The campaign shall highlight how the policy of the Congress-led UPA government has been ruinous of every aspect of the finance and economy. The unprecedented price rise has been accompanied by a series of mishaps and dysfunctions in agriculture, in industry, and in the service sector.  Social sectors are under constant assault and women are persecuted. 

 

Unemployment is moving up and fast in a spiral of fatuosity.  Kisans and khet mazdoors, industrial workers and those in the informal sector, organised and unorganised, are all, all of them, without exception, groaning under the present conditions in which they find themselves constrained to toil.  The campaign would draw attention of the people to the large numbers of suicides among kisans across the country.

 

MENACE OF FUNDAMENTALISM

 

The mass of the people have become restless and deeply angry at the conditions they have to face as part of their daily grind for livelihood.
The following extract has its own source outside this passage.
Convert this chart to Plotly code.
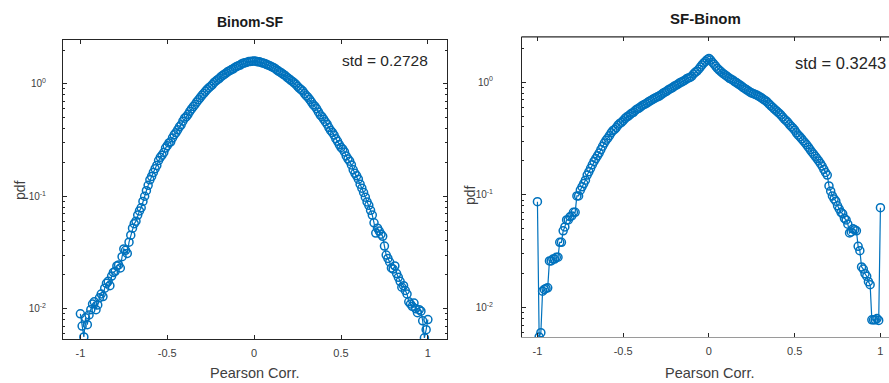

Taking advantage of the environment that ranges from apathy to rage are forces of fundamentalism, religious and communal. 

 

Notwithstanding the fact that the Sangh Parivaar has been ejected out of the driving seat in Delhi with the ignominious defeat of the BJP-led NDA combination of right reaction, the forces of majoritarian fundamentalism are ready to strike at the democratic-minded people, expectedly separating out the CPI(M) and the Left as the prime targets.  Nandigram and Singur have shown how the BJP and the Trinamul Congress are eager and willing to join hands with Left adventurist forces to try to embarrass the CPI(M) and the Bengal Left Front government.

 

At the same time, the recent period has witnessed the ceaseless efforts of the minority fundamentalist outfits that like their majoritarian counterparts are ready to disrupt the process of religious harmony and communal amity, two hallmarks of life in Bengal.  Forces of violence and anarchy are active in Bengal to disharmonise development and stability.  The conscious populace of Bengal themselves must come forward in ever larger numbers to foil these reactionary attempts and disruption.

 

DEVELOPMENT AND ITS DETRACTORS

 

The Bengal Left Front government, the campaign would emphasise, has been engaged in providing the people and especially the poor and the downtrodden with an alternative policy of development. Putting people’s interest first, the state LF government has strengthened Bengal’s massive agricultural resources and have gone ahead to build industries on the base of an economy that has grown considerably over the past three decades. 

 

Slanders and lies have been resorted to, in order to stem and stall the progress of developmental work, especially in rural and semi-urban areas, the campaign would stress.  Anti-communist and counter-democratic forces of every description, suitably aided and betted by the corporate media houses and their patrons, have formed an inchoate bloc to fight the communists and the LF government.  The role of the Bengal opposition and of some individuals, scores of whom are in positions of status and respect, reeks of crass anti-communism and anti-development.  They would send back the state to the Stone Age if they could, and then cry ‘foul!’ letting loose the scum and the lumpen on the masses as they had done at Singur and Nandigram. 

 

Dozens of CPI(M) workers have been martyred in the struggle to defend democracy, to maintain normalcy, and to foster economic growth in the interest of the masses.  The CPI(M) has continued to struggle undaunted to uphold the pledge of making Bengal safe for the people, keeping development apace, helping the democratic environment to go on flourishing, and enhancing the consciousness of the masses.

 

As we approach the 22nd state conference of the Bengal unit of the CPI(M), the campaign has taken off in the urban and rural areas in the form of marches, rallies, conventions, group meetings, street-corner addresses, factory gate assemblages, haat meetings in the villages, smaller baithak sabhas everywhere, and a generally intense, house-to-house, person-to-person, mass contact, communicating to the people the imperatives that they face and the challenge that they must accept in order to live with their heads held high.   The open rally of the state conference of the Bengal CPI(M) would certainly be one of the largest in recent years, assured state secretary Biman Basu.